## What you are asked to do:
All of the material should be reproduced exactly, with pictures left out.

● ● ● ● ● ● ●

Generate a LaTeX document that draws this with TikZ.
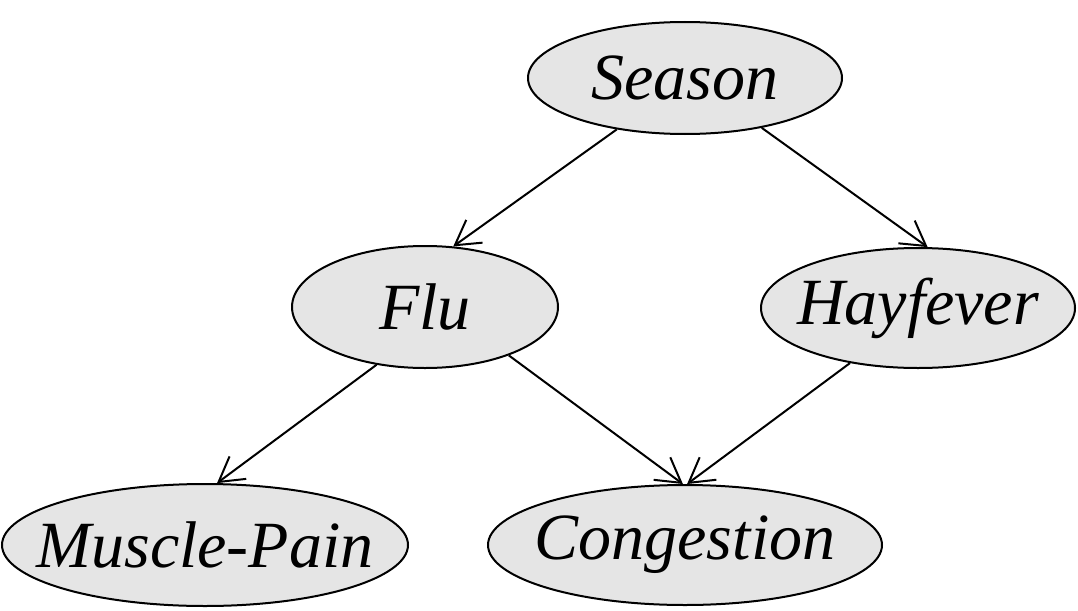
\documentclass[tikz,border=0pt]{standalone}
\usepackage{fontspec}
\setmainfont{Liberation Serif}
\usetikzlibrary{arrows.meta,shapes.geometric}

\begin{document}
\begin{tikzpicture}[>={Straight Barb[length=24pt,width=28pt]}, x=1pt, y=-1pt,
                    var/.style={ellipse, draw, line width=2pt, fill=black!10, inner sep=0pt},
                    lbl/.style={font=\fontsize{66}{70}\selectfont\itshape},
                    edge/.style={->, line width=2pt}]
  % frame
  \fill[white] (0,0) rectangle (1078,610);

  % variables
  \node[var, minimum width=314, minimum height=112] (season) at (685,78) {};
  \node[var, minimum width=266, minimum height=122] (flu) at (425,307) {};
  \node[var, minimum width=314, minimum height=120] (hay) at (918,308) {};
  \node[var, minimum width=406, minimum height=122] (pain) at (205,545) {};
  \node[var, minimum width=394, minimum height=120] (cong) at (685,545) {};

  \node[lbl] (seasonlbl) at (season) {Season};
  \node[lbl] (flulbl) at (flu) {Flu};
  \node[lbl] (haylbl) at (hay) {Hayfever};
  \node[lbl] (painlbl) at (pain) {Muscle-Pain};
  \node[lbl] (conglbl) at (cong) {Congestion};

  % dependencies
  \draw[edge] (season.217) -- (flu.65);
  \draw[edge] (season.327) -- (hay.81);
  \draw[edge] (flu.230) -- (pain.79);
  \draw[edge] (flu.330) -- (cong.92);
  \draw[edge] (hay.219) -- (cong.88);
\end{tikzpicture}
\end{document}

● ● ● ● ● ● ●

## Solution:
Generate a LaTeX document that draws this with TikZ.
\documentclass[tikz,border=0pt]{standalone}
\usepackage{fontspec}
\setmainfont{Liberation Serif}
\usetikzlibrary{arrows.meta,shapes.geometric}

\begin{document}
\begin{tikzpicture}[>={Straight Barb[length=24pt,width=28pt]}, x=1pt, y=-1pt,
                    var/.style={ellipse, draw, line width=2pt, fill=black!10, inner sep=0pt},
                    lbl/.style={font=\fontsize{66}{70}\selectfont\itshape},
                    edge/.style={->, line width=2pt}]
  % frame
  \fill[white] (0,0) rectangle (1078,610);

  % variables
  \node[var, minimum width=314, minimum height=112] (season) at (685,78) {};
  \node[var, minimum width=266, minimum height=122] (flu) at (425,307) {};
  \node[var, minimum width=314, minimum height=120] (hay) at (918,308) {};
  \node[var, minimum width=406, minimum height=122] (pain) at (205,545) {};
  \node[var, minimum width=394, minimum height=120] (cong) at (685,545) {};

  \node[lbl] (seasonlbl) at (season) {Season};
  \node[lbl] (flulbl) at (flu) {Flu};
  \node[lbl] (haylbl) at (hay) {Hayfever};
  \node[lbl] (painlbl) at (pain) {Muscle-Pain};
  \node[lbl] (conglbl) at (cong) {Congestion};

  % dependencies
  \draw[edge] (season.217) -- (flu.65);
  \draw[edge] (season.327) -- (hay.81);
  \draw[edge] (flu.230) -- (pain.79);
  \draw[edge] (flu.330) -- (cong.92);
  \draw[edge] (hay.219) -- (cong.88);
\end{tikzpicture}
\end{document}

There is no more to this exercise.